Friday, March 20, 2009

The Secret Life of Old Tools: Anvils

All anvils must be the same, right? How complicated can they get? There is a surprising amount of complexity and specialization behind a good anvil. In Field's Shop we have more than half a dozen anvils. They range from 40 to 220 lbs and from as old as 270 years to as young as 130.

The oldest in the shop is an English pattern colonial anvil. The shape and construction of this anvil dates it to the English colonial period and English manufacture. It is a classic English pattern anvil. The wrought iron body, the small horn, the tiny hardy hole, and the blocky shape points to this anvil being forged by a smith with a team of strikers with sledge hammers.
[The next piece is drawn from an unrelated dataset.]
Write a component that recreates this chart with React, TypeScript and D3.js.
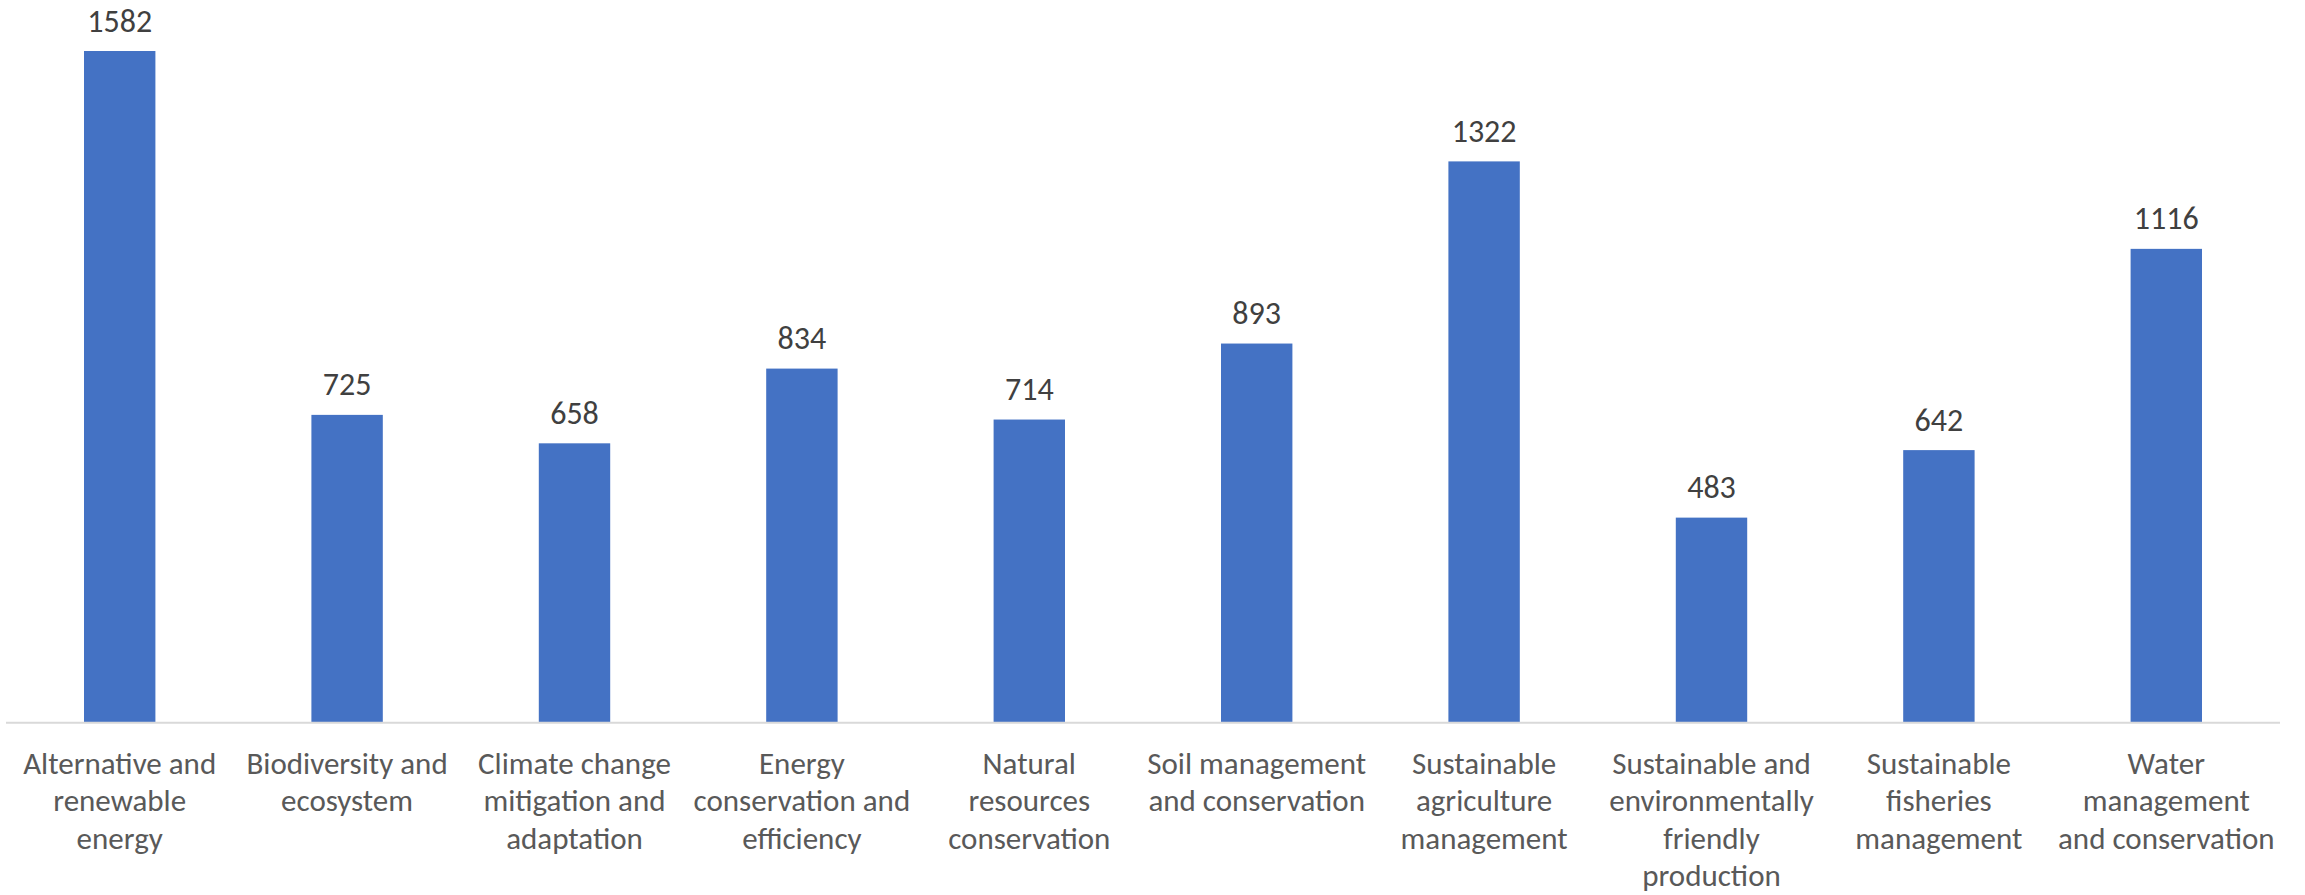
import React from "react";
import * as d3 from "d3";

const categories = [
  "Alternative and renewable energy",
  "Biodiversity and ecosystem",
  "Climate change mitigation and adaptation",
  "Energy conservation and efficiency",
  "Natural resources conservation",
  "Soil management and conservation",
  "Sustainable agriculture management",
  "Sustainable and environmentally friendly production",
  "Sustainable fisheries management",
  "Water management and conservation",
];

const values = [1582, 725, 658, 834, 714, 893, 1322, 483, 642, 1116];

const tickLines = [
  ["Alternative and", "renewable", "energy"],
  ["Biodiversity and", "ecosystem"],
  ["Climate change", "mitigation and", "adaptation"],
  ["Energy", "conservation and", "efficiency"],
  ["Natural", "resources", "conservation"],
  ["Soil management", "and conservation"],
  ["Sustainable", "agriculture", "management"],
  ["Sustainable and", "environmentally", "friendly", "production"],
  ["Sustainable", "fisheries", "management"],
  ["Water", "management", "and conservation"],
];

const W = 2305;
const H = 895;
const FONT = "Calibri, Carlito, Lato, sans-serif";

export default function App() {
  const x = d3
    .scaleBand<string>()
    .domain(categories)
    .range([6, 2280])
    .paddingInner(0.686)
    .paddingOuter(0.343);
  const baseY = 722.7;
  const y = d3.scaleLinear().domain([0, 1582]).range([baseY, 51]);

  return (
    <svg
      width={W}
      height={H}
      style={{ position: "absolute", left: 0, top: 0, display: "block", background: "#fff" }}
    >
      <rect x={0} y={0} width={W} height={H} fill="#ffffff" />
      {categories.map((c, i) => (
        <rect
          key={c}
          x={x(c)}
          y={y(values[i])}
          width={x.bandwidth()}
          height={baseY - y(values[i])}
          fill="#4472C4"
        />
      ))}
      <line x1={6} x2={2280} y1={baseY} y2={baseY} stroke="#D9D9D9" strokeWidth={2} />
      {categories.map((c, i) => (
        <text
          key={"v" + c}
          x={(x(c) as number) + x.bandwidth() / 2}
          y={y(values[i]) - 19.5}
          textAnchor="middle"
          fontFamily={FONT}
          fontSize={32}
          fill="#404040"
        >
          {values[i]}
        </text>
      ))}
      {categories.map((c, i) => (
        <text
          key={"t" + c}
          textAnchor="middle"
          fontFamily={FONT}
          fontSize={31}
          fill="#595959"
        >
          {tickLines[i].map((ln, j) => (
            <tspan key={j} x={(x(c) as number) + x.bandwidth() / 2} y={773.5 + j * 37.5}>
              {ln}
            </tspan>
          ))}
        </text>
      ))}
    </svg>
  );
}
The main anvil at the front forge in the shop is a Peter Wright manufactured in England sometime between the 1830s and 1880s. It is the classic London pattern anvil. This anvil has a wrought iron body with a tool steel face. The side is stamped:


Peter Wright
Patent
Solid Wrought
1 1 12

It was manufactured by the Peter Wright Co. in London, England. The numbers tell the weight in hundredweights. It is not 1112 pounds, but rather one hundredweight (112 lbs), one quarter-hundredweight(28 lbs), and twelve pounds. That works out to be 152 lbs. It has seen more than a lifetime of use, and is wearing out. It will probably need to be retired after only another fifteen or twenty years of daily use. What other tools commonly last for centuries?